I think that this is why belief in slow takeoffs is correlated with belief in long timelines among the people I know who think a lot about AI safety.

I wrote a whole post on modelling specific continuous or discontinuous scenarios- in the course of trying to make a very simple differential equation model of continuous takeoff, by modifying the models given by Bostrom/Yudkowsky for fast takeoff, the result that fast takeoff means later timelines naturally jumps out.

Varying d between 0 (no RSI) and infinity (a discontinuity) while holding everything else constant looks like this: Continuous Progress If we compare the trajectories, we see two effects - the more continuous the progress is (lower d), the earlier we see growth accelerating above the exponential trend-line (except for slow progress, where growth is always just exponential) and the smoother the transition to the new growth mode is.

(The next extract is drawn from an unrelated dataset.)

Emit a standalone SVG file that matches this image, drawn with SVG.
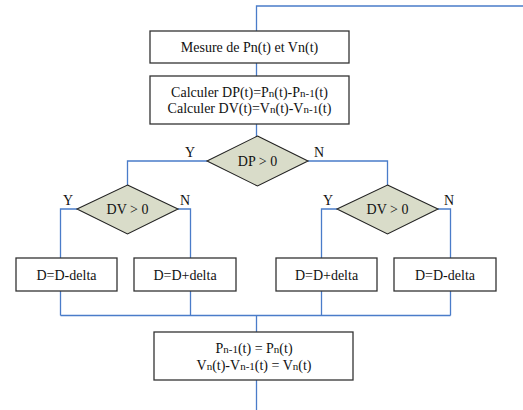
<svg xmlns="http://www.w3.org/2000/svg" width="523" height="410" viewBox="0 0 523 410">
  <style>
    .box { fill: #ffffff; stroke: #333333; stroke-width: 1.3; }
    .dec { fill: #d9dcc9; stroke: #222222; stroke-width: 1.1; }
    .wire { fill: none; stroke: #4a7cc9; stroke-width: 1.3; }
    text { font-family: "Liberation Serif", "Times New Roman", serif; font-size: 14px; fill: #111111; text-anchor: middle; }
    .sub { font-size: 11px; }
  </style>
  <rect width="523" height="410" fill="#ffffff"/>

  <g id="connectors">
    <polyline class="wire" points="523,6 256.5,6 256.5,31"/>
    <line class="wire" x1="256.5" y1="63" x2="256.5" y2="76"/>
    <line class="wire" x1="256.5" y1="124" x2="256.5" y2="136"/>
    <polyline class="wire" points="207,161 127.5,161 127.5,185"/>
    <polyline class="wire" points="308,161 387.5,161 387.5,185"/>
    <polyline class="wire" points="77,209 60.5,209 60.5,258"/>
    <polyline class="wire" points="178,209 190.5,209 190.5,258"/>
    <polyline class="wire" points="337,209 321.5,209 321.5,258"/>
    <polyline class="wire" points="438,209 450.5,209 450.5,258"/>
    <line class="wire" x1="60.5" y1="291" x2="60.5" y2="315.5"/>
    <line class="wire" x1="190.5" y1="291" x2="190.5" y2="315.5"/>
    <line class="wire" x1="321.5" y1="291" x2="321.5" y2="315.5"/>
    <line class="wire" x1="450.5" y1="291" x2="450.5" y2="315.5"/>
    <line class="wire" x1="60.5" y1="315.5" x2="450.5" y2="315.5"/>
    <line class="wire" x1="256.5" y1="315.5" x2="256.5" y2="332"/>
    <line class="wire" x1="256.5" y1="380" x2="256.5" y2="410"/>
    <text x="190" y="157">Y</text>
    <text x="319" y="157">N</text>
    <text x="68" y="205">Y</text>
    <text x="185" y="205">N</text>
    <text x="328" y="205">Y</text>
    <text x="449" y="205">N</text>
  </g>

  <g id="measure">
    <rect class="box" x="150" y="31" width="199" height="32"/>
    <text x="249.5" y="52">Mesure de Pn(t) et Vn(t)</text>
  </g>

  <g id="compute">
    <rect class="box" x="150" y="76" width="199" height="48"/>
    <text x="249.5" y="97">Calculer DP(t)=P<tspan class="sub">n</tspan>(t)-P<tspan class="sub">n-1</tspan>(t)</text>
    <text x="249.5" y="113">Calculer DV(t)=V<tspan class="sub">n</tspan>(t)-V<tspan class="sub">n-1</tspan>(t)</text>
  </g>

  <g id="test-dp">
    <polygon class="dec" points="257.5,136 308,161 257.5,186 207,161"/>
    <text x="257.5" y="166">DP &gt; 0</text>
  </g>

  <g id="test-dv-left">
    <polygon class="dec" points="127.5,185 178,209 127.5,234 77,209"/>
    <text x="127.5" y="214">DV &gt; 0</text>
  </g>

  <g id="test-dv-right">
    <polygon class="dec" points="387.5,185 438,209 387.5,234 337,209"/>
    <text x="387.5" y="214">DV &gt; 0</text>
  </g>

  <g id="dec-left-a">
    <rect class="box" x="16" y="258" width="101" height="33"/>
    <text x="66.5" y="279.5">D=D-delta</text>
  </g>

  <g id="inc-left-b">
    <rect class="box" x="134" y="258" width="102" height="33"/>
    <text x="185" y="279.5">D=D+delta</text>
  </g>

  <g id="inc-right-a">
    <rect class="box" x="276" y="258" width="101" height="33"/>
    <text x="326.5" y="279.5">D=D+delta</text>
  </g>

  <g id="dec-right-b">
    <rect class="box" x="394" y="258" width="102" height="33"/>
    <text x="445" y="279.5">D=D-delta</text>
  </g>

  <g id="update">
    <rect class="box" x="154" y="332" width="199" height="48"/>
    <text x="254" y="353">P<tspan class="sub">n-1</tspan>(t) = P<tspan class="sub">n</tspan>(t)</text>
    <text x="254" y="370">V<tspan class="sub">n</tspan>(t)-V<tspan class="sub">n-1</tspan>(t) = V<tspan class="sub">n</tspan>(t)</text>
  </g>
</svg>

For d=0.5, AGI was reached at t=1.5 but for discontinuous progress this was not until after t=2. As Paul Christiano says, slow takeoff seems to mean that AI has a larger impact on the world, sooner.

But that model relies on pre-setting a fixed 'threshold for AGI, given by the parameter AGI, in advance. This, along with the starting intelligence of the system, fixes how far away AGI is.

For values between 0 and infinity we have varying steepnesses of continuous progress. IAGI is the Intelligence level we identify with AGI. In the discontinuous case, it is where the jump occurs. In the continuous case, it is the centre of the logistic curve. here IAGI=4

You could (I might get round to doing this), model the effect you're talking about by allowing IAGI to vary with the level of discontinuity. So every model would start with the same initial intelligence I0, but the IAGI would be correlated with the level of discontinuity, with larger discontinuity implying IAGI is smaller. That way, you would reproduce the epistemic difference of expecting a stronger discontinuity - that the current intelligence of AI systems is implied to be closer to what we'd expect to need for explosive growth on discontinuous takeoff scenarios than on continuous scenarios.

We know the current level of capability and the current rate of progress, but we don't know I_AGI, and holding all else constant slow takeoff implies I_AGI is a significantly higher number (again, I_AGI is relative to the starting intelligence of the system)

This is because my model was trying to model different physical situations, different ways AGI could be, not different epistemic situations, so I was thinking in terms of I_AGI being some fixed, objective value that we just don't happen to know.

I'm uncertain if there's a rigorous way of quantifying how much this epistemic update does against the physical fact that continuous takeoff implies an earlier acceleration above exponential. If you're right, it overall completely cancels this effect out and makes timelines on discontinuous takeoff earlier overall - I think you're right about this. It would be easy enough to write something to evenly cancel it out, to make all takeoffs in the different scenarios appear at the same time, but that's not what you have in mind.